Wind power

📚 Theory¶

Theoretical wind power is the maximum amount of energy that can be extracted from the air flow passing through the area swept by the wind turbine blades. This calculation is based on the assumption of perfect efficiency (ignoring losses), i.e. it is the upper limit of the available energy.

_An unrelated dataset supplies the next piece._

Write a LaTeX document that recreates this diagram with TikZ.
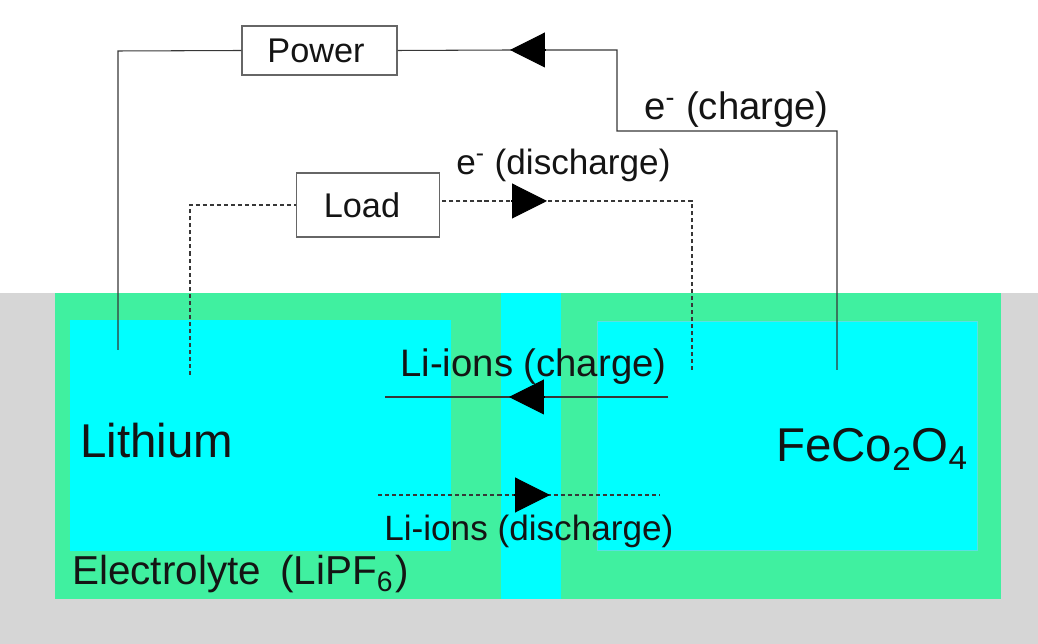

Understanding this value is important for:

assessing the potential of an installation at a specific location,
preliminary comparison of different turbines and their diameters,
optimizing the location of wind turbines.

Tip

In practice, some energy is lost due to mechanical, aerodynamic and electrical factors, but the theoretical power serves as a starting point for calculations.

Formula¶

$$ P = \frac{1}{2} \cdot \rho \cdot A \cdot v^3 $$ Where: - P is the theoretical wind power (W), - ρ is the air density (kg/m³), typically about 1.225 kg/m³ at sea level and 15°C, - A is the area swept by the blades, $A = \pi \cdot \left( \frac{D}{2} \right)^2$, where D is the rotor diameter, - v is the wind speed (m/s).

🧠 Explanation

The turbine blades rotate and sweep a circular area.
This area is critical because it defines how much wind energy can be captured.
If you double the rotor diameter, the swept area increases by a factor of 4:

\[ A \propto D^2 \]

So even small increases in blade length can significantly boost potential power output.

This formula demonstrates a cubic dependence on wind speed: a small increase in speed significantly increases the power.